Somewhat relevant to the discussion, I was thinking late at night one night of what would happen to multifamily if mortgage rates increased drastically. Like 7% interest rates drastically and what environment that would entail. Honestly, in a scenario like that, inflation could be in the teens, so cap rates may not necessarily follow upward (or upward as much). These large multifamily funds would be holding cash and would probably be even more motivated to invest in the space (and quickly). Rent growth would continue and so a 4 cap today could be a 5+ the very next year. 
 

These are the things I think about when I’m in bed late at night. Reminds me of that meme of the guy in bed with his chick laying next to him.

 

"Ideally" inflation means more money so people use money to buy assets raising their value, yields are low, so companies must pay more money for leases and payroll, so people have more money, so companies can raise rents, so relative cap rates may stay same or rise, but value increases because of higher NOI. So will companies pay people more money, if they don't then they are doing to ruin their own business cycle.

 

Something I genuinely worry about is the hot potato game that the value-add folks play in. Owner A renovates 10% of units and jacks up rents 20%, implying that you can do that same across the whole property. Owner B buys it on that basis, but in reality only renovated 10-30% of the units, increasing the rents 15-20% before marketing as a building that is 20-40% renovated. On a microeconomics scale, it can work...but what happens when an entire metropolitan area experiences this kind of hot potato passing. Not to mention, this strategy almost entirely removes an entire subset of the asset class for people who can't afford nicer apartments. If your HH income is $33k, rents going from 750 to 900 is a huge deal. Historically, Americans moved west and south. Where tf are you gonna go now to find a cheap place to live?

 

Not to mention that replacement costs in many secondary markets are around $250-275k per unit, while 80s deals are now trading in the $300k per unit range, new stuff $450k+

 

I mean at some point this game of hot potatoes stop but what if that is a feature and not a bug? You have institutional buyers, both domestic and overseas who will buy core real estate at 3 caps once the property is fully stabilized, all the renovation is done by the multiple prior buyers who each did a little reno and now there is literally no meat on the bone but thats what a particular buyer with a certain risk profile is looking for, they do not want to do any more value add and they just want to clip coupons. I like to think of it as an assembly line, you have these shitty value add garden style players who put lipstick on a pig but the properties all eventually reach the end of the assembly line and get bought by institutions who prefer stabilized core real estate. To your point on rent increases, I think we should build more, even if its all market rate housing and that benefits tenants in terms of keeping rents in check but also offer additional new built housing for them. 

 

you have these shitty value add garden style players who put lipstick on a pig but the properties all eventually reach the end of the assembly line and get bought by institutions who prefer stabilized core real estate. 

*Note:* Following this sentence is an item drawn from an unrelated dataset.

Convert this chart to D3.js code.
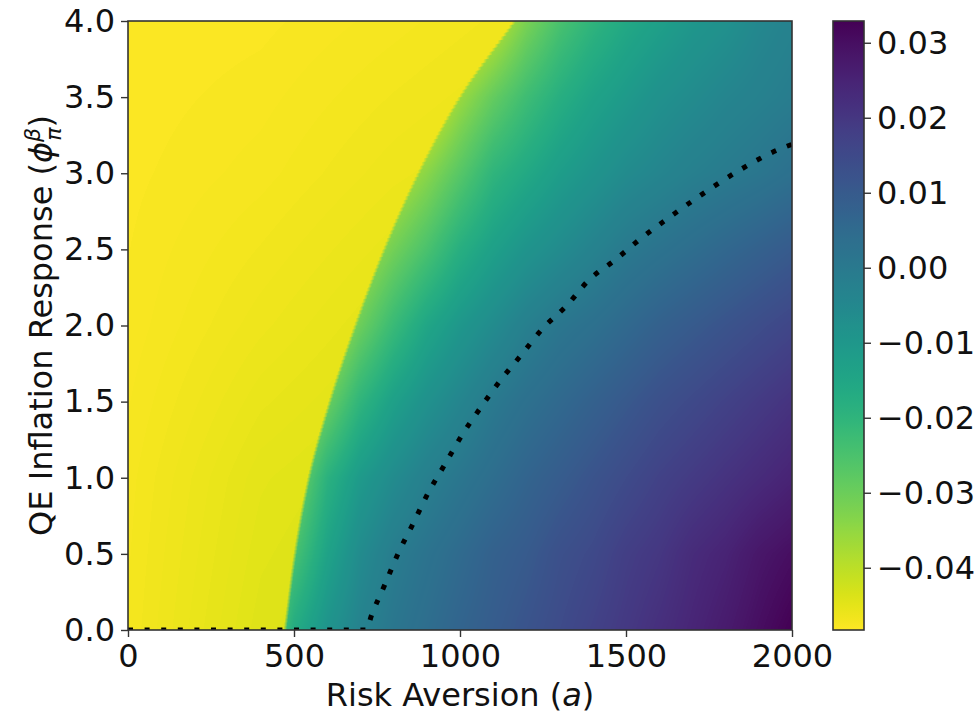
<!DOCTYPE html>
<html><head><meta charset="utf-8">
<script src="https://cdn.jsdelivr.net/npm/d3@7"></script>
<style>
body{margin:0;background:#fff}
svg{display:block}
text{font-family:"DejaVu Sans",sans-serif}
</style>
</head><body>
<svg id="chart" width="979" height="717"></svg>
<script>
// ---------------- data ----------------
const xTicks = [0, 500, 1000, 1500, 2000];
const yTicks = [0, 0.5, 1.0, 1.5, 2.0, 2.5, 3.0, 3.5, 4.0];
const cbTicks = [-0.04, -0.03, -0.02, -0.01, 0.00, 0.01, 0.02, 0.03];
const vMin = -0.0483, vMax = 0.0329;

// boundary between the flat (yellow) region and the graded region
const boundaryPhi = [0, 0.5, 1.0, 1.5, 2.0, 2.5, 3.0, 3.5, 4.0];
const boundaryA   = [473, 503, 545, 608, 685, 772, 875, 1000, 1165];

// flat region values (left of boundary)
const flatA   = [0, 400, 800, 1200];
const flatPhi = [0, 1, 2, 3, 4];
const flatRow0 = [-0.0470, -0.0443, -0.0433, -0.0433];
const flatRow1 = [-0.0472, -0.0449, -0.0440, -0.0440];
const flatRow2 = [-0.0476, -0.0462, -0.0450, -0.0445];
const flatRow3 = [-0.0478, -0.0472, -0.0462, -0.0455];
const flatRow4 = [-0.0480, -0.0478, -0.0472, -0.0465];

// graded region values (right of boundary)
const gradA   = [400, 500, 600, 700, 800, 900, 1000, 1100, 1200, 1300, 1400, 1500, 1600, 1700, 1800, 1900, 2000];
const gradPhi = [0, 0.5, 1.0, 1.5, 2.0, 2.5, 3.0, 3.5, 4.0];
const gradRow00 = [-0.034, -0.017, -0.009, -0.003, 0.001, 0.004, 0.007, 0.0095, 0.012, 0.0145, 0.017, 0.0195, 0.022, 0.0245, 0.027, 0.030, 0.033];
const gradRow05 = [-0.036, -0.025, -0.014, -0.006, -0.001, 0.002, 0.005, 0.008, 0.010, 0.013, 0.015, 0.018, 0.020, 0.023, 0.025, 0.028, 0.030];
const gradRow10 = [-0.042, -0.032, -0.019, -0.011, -0.006, -0.002, 0.001, 0.004, 0.007, 0.0095, 0.012, 0.0145, 0.017, 0.019, 0.021, 0.023, 0.025];
const gradRow15 = [-0.046, -0.040, -0.030, -0.020, -0.013, -0.008, -0.004, 0.000, 0.003, 0.0055, 0.008, 0.0105, 0.013, 0.015, 0.017, 0.019, 0.021];
const gradRow20 = [-0.048, -0.046, -0.040, -0.030, -0.022, -0.015, -0.010, -0.006, -0.002, 0.001, 0.003, 0.0055, 0.008, 0.010, 0.012, 0.014, 0.016];
const gradRow25 = [-0.048, -0.048, -0.048, -0.038, -0.031, -0.025, -0.018, -0.013, -0.009, -0.006, -0.003, 0.000, 0.002, 0.004, 0.006, 0.008, 0.010];
const gradRow30 = [-0.048, -0.048, -0.048, -0.046, -0.040, -0.034, -0.027, -0.020, -0.016, -0.012, -0.009, -0.006, -0.004, -0.002, -0.0005, 0.001, 0.003];
const gradRow35 = [-0.048, -0.048, -0.048, -0.048, -0.048, -0.045, -0.036, -0.029, -0.023, -0.018, -0.014, -0.011, -0.008, -0.006, -0.004, -0.0025, -0.001];
const gradRow40 = [-0.048, -0.048, -0.048, -0.048, -0.048, -0.048, -0.047, -0.041, -0.032, -0.025, -0.020, -0.016, -0.013, -0.010, -0.008, -0.005, -0.003];

// dotted curve
const curveA   = [0, 717, 734, 774, 813, 859, 904, 955, 1006, 1062, 1122, 1186, 1249, 1321, 1389, 1467, 1544, 1624, 1708, 1834, 1964, 2000];
const curvePhi = [0, 0, 0.10, 0.30, 0.50, 0.70, 0.90, 1.09, 1.28, 1.46, 1.64, 1.81, 1.98, 2.13, 2.30, 2.43, 2.57, 2.70, 2.83, 3.01, 3.16, 3.19];

const flatGrid = [flatRow0, flatRow1, flatRow2, flatRow3, flatRow4];
const gradGrid = [gradRow00, gradRow05, gradRow10, gradRow15, gradRow20, gradRow25, gradRow30, gradRow35, gradRow40];

// ---------------- layout ----------------
const FS = 32;
const svg = d3.select("#chart");
const x = d3.scaleLinear().domain([0, 2000]).range([128, 792]);
const y = d3.scaleLinear().domain([0, 4]).range([630, 21]);
const color = d3.scaleSequential(d3.interpolateViridis).domain([vMax, vMin]);
const cbX0 = 833, cbX1 = 864;
const cbY = d3.scaleLinear().domain([vMin, vMax]).range([630, 21]);

// smooth (monotone cubic) curve through the boundary points
function monotone(xs, ys) {
  const n = xs.length, d = [], m = new Array(n);
  for (let i = 0; i < n - 1; i++) d.push((ys[i + 1] - ys[i]) / (xs[i + 1] - xs[i]));
  m[0] = d[0]; m[n - 1] = d[n - 2];
  for (let i = 1; i < n - 1; i++) m[i] = d[i - 1] * d[i] <= 0 ? 0 : 2 / (1 / d[i - 1] + 1 / d[i]);
  return function (t) {
    t = Math.max(xs[0], Math.min(xs[n - 1], t));
    let i = Math.max(0, Math.min(n - 2, d3.bisectRight(xs, t) - 1));
    const h = xs[i + 1] - xs[i], s = (t - xs[i]) / h;
    const h00 = 2 * s * s * s - 3 * s * s + 1, h10 = s * s * s - 2 * s * s + s;
    const h01 = -2 * s * s * s + 3 * s * s, h11 = s * s * s - s * s;
    return h00 * ys[i] + h10 * h * m[i] + h01 * ys[i + 1] + h11 * h * m[i + 1];
  };
}
const boundary = monotone(boundaryPhi, boundaryA);

function bilinear(cols, rows, grid, a, p) {
  const i = Math.max(0, Math.min(cols.length - 2, d3.bisectRight(cols, a) - 1));
  const j = Math.max(0, Math.min(rows.length - 2, d3.bisectRight(rows, p) - 1));
  const ta = Math.max(0, Math.min(1, (a - cols[i]) / (cols[i + 1] - cols[i])));
  const tp = Math.max(0, Math.min(1, (p - rows[j]) / (rows[j + 1] - rows[j])));
  const r0 = grid[j][i] * (1 - ta) + grid[j][i + 1] * ta;
  const r1 = grid[j + 1][i] * (1 - ta) + grid[j + 1][i + 1] * ta;
  return r0 * (1 - tp) + r1 * tp;
}

// colour lookup built from the colour scale
const LUTN = 2048;
const lut = d3.range(LUTN).map(k => d3.rgb(color(vMin + (vMax - vMin) * k / (LUTN - 1))));
function rgbOf(v) {
  let k = Math.round((v - vMin) / (vMax - vMin) * (LUTN - 1));
  return lut[Math.max(0, Math.min(LUTN - 1, k))];
}

// ---------------- heatmap raster ----------------
const X0 = x(0), X1 = x(2000), Y0 = y(4), Y1 = y(0);
const W = Math.round(X1 - X0), H = Math.round(Y1 - Y0);
const cnv = document.createElement("canvas");
cnv.width = W; cnv.height = H;
const ctx = cnv.getContext("2d");
const img = ctx.createImageData(W, H);
const stepPhi = 0.025;
for (let py = 0; py < H; py++) {
  const p = y.invert(Y0 + py + 0.5);
  const pq = (Math.floor(p / stepPhi) + 0.5) * stepPhi;
  const fy = (p / stepPhi) - Math.floor(p / stepPhi);
  const bA = boundary(pq);
  const bNext = boundary(pq + stepPhi), bPrev = boundary(pq - stepPhi);
  // slightly soften the corners of the stair steps
  let bLoc = bA;
  if (fy > 0.85) bLoc = bA + (bNext - bA) * (fy - 0.85) / 0.3;
  else if (fy < 0.15) bLoc = bA + (bPrev - bA) * (0.15 - fy) / 0.3;
  const xb = x(bLoc);
  for (let px = 0; px < W; px++) {
    const xp = X0 + px + 0.5;
    const a = x.invert(xp);
    const w = Math.max(0, Math.min(1, (xp - xb) / 3.5 + 0.5));
    const cR = w > 0 ? rgbOf(bilinear(gradA, gradPhi, gradGrid, Math.max(a, bLoc), p)) : null;
    const cL = w < 1 ? rgbOf(bilinear(flatA, flatPhi, flatGrid, a, p)) : null;
    let r, g, b;
    if (w >= 1) { r = cR.r; g = cR.g; b = cR.b; }
    else if (w <= 0) { r = cL.r; g = cL.g; b = cL.b; }
    else { r = cL.r + (cR.r - cL.r) * w; g = cL.g + (cR.g - cL.g) * w; b = cL.b + (cR.b - cL.b) * w; }
    const o = (py * W + px) * 4;
    img.data[o] = r; img.data[o + 1] = g; img.data[o + 2] = b; img.data[o + 3] = 255;
  }
}
ctx.putImageData(img, 0, 0);

svg.append("image")
  .attr("x", X0).attr("y", Y0).attr("width", W).attr("height", H)
  .attr("preserveAspectRatio", "none")
  .attr("href", cnv.toDataURL());

// ---------------- dotted curve ----------------
svg.append("clipPath").attr("id", "plotclip")
  .append("rect").attr("x", X0).attr("y", Y0).attr("width", X1 - X0).attr("height", Y1 - Y0);
const curvePts = curveA.map((a, i) => [a, curvePhi[i]]);
svg.append("path")
  .datum(curvePts)
  .attr("clip-path", "url(#plotclip)")
  .attr("fill", "none")
  .attr("stroke", "#000")
  .attr("stroke-width", 5)
  .attr("stroke-dasharray", "5,11.6")
  .attr("d", d3.line().x(d => x(d[0])).y(d => y(d[1])).curve(d3.curveMonotoneX));

// frame
svg.append("rect").attr("x", X0).attr("y", Y0).attr("width", X1 - X0).attr("height", Y1 - Y0)
  .attr("fill", "none").attr("stroke", "#333").attr("stroke-width", 1.6);

// ---------------- axes ----------------
function styleAxis(g) {
  g.select(".domain").remove();
  g.selectAll(".tick line").attr("stroke", "#333").attr("stroke-width", 1.4);
  g.selectAll(".tick text").attr("fill", "#111").style("font-size", FS + "px")
   .style("font-family", '"DejaVu Sans", sans-serif');
}
svg.append("g").attr("transform", `translate(0,${Y1})`)
  .call(d3.axisBottom(x).tickValues(xTicks).tickFormat(d3.format("d")).tickSize(7).tickPadding(7))
  .call(styleAxis);
svg.append("g").attr("transform", `translate(${X0},0)`)
  .call(d3.axisLeft(y).tickValues(yTicks).tickFormat(d3.format(".1f")).tickSize(7).tickPadding(6))
  .call(styleAxis);

// ---------------- colorbar ----------------
const defs = svg.append("defs");
const grad = defs.append("linearGradient").attr("id", "cbgrad")
  .attr("x1", 0).attr("y1", 1).attr("x2", 0).attr("y2", 0);
d3.range(0, 1.0001, 0.02).forEach(t => {
  grad.append("stop").attr("offset", t).attr("stop-color", color(vMin + t * (vMax - vMin)));
});
svg.append("rect").attr("x", cbX0).attr("y", cbY(vMax)).attr("width", cbX1 - cbX0)
  .attr("height", cbY(vMin) - cbY(vMax)).attr("fill", "url(#cbgrad)")
  .attr("stroke", "#333").attr("stroke-width", 1.6);
svg.append("g").attr("transform", `translate(${cbX1},0)`)
  .call(d3.axisRight(cbY).tickValues(cbTicks).tickFormat(d3.format(".2f")).tickSize(7).tickPadding(6))
  .call(styleAxis);

// ---------------- axis labels ----------------
const xl = svg.append("text").attr("x", (X0 + X1) / 2).attr("y", 706)
  .attr("text-anchor", "middle").style("font-size", FS + "px").attr("fill", "#111");
xl.append("tspan").text("Risk Aversion (");
xl.append("tspan").attr("font-style", "italic").text("a");
xl.append("tspan").text(")");

const yl = svg.append("text")
  .attr("transform", `translate(52,${(Y0 + Y1) / 2}) rotate(-90)`)
  .attr("text-anchor", "middle").style("font-size", FS + "px").attr("fill", "#111");
yl.append("tspan").text("QE Inflation Response (");
yl.append("tspan").attr("font-style", "italic").text("\u03D5");
yl.append("tspan").attr("font-style", "italic").style("font-size", "22px").attr("dy", -12).text("\u03B2");
yl.append("tspan").attr("font-style", "italic").style("font-size", "22px").attr("dx", -13).attr("dy", 21).text("\u03C0");
yl.append("tspan").attr("dy", -9).text(")");
</script>
</body></html>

But that's OP's point - these shitty, new paint & signage, repositioned B & C properties are not stabilized core real estate assets. If anything, the double-digit rent increases on a populous experiencing single-digit income growth, on top of a building likely riddled with deferred maintenance, is anything but stable.  At some point, there has to be a tipping point. As you said, these value-add garden-style players are, by and large, shitty operators of housing.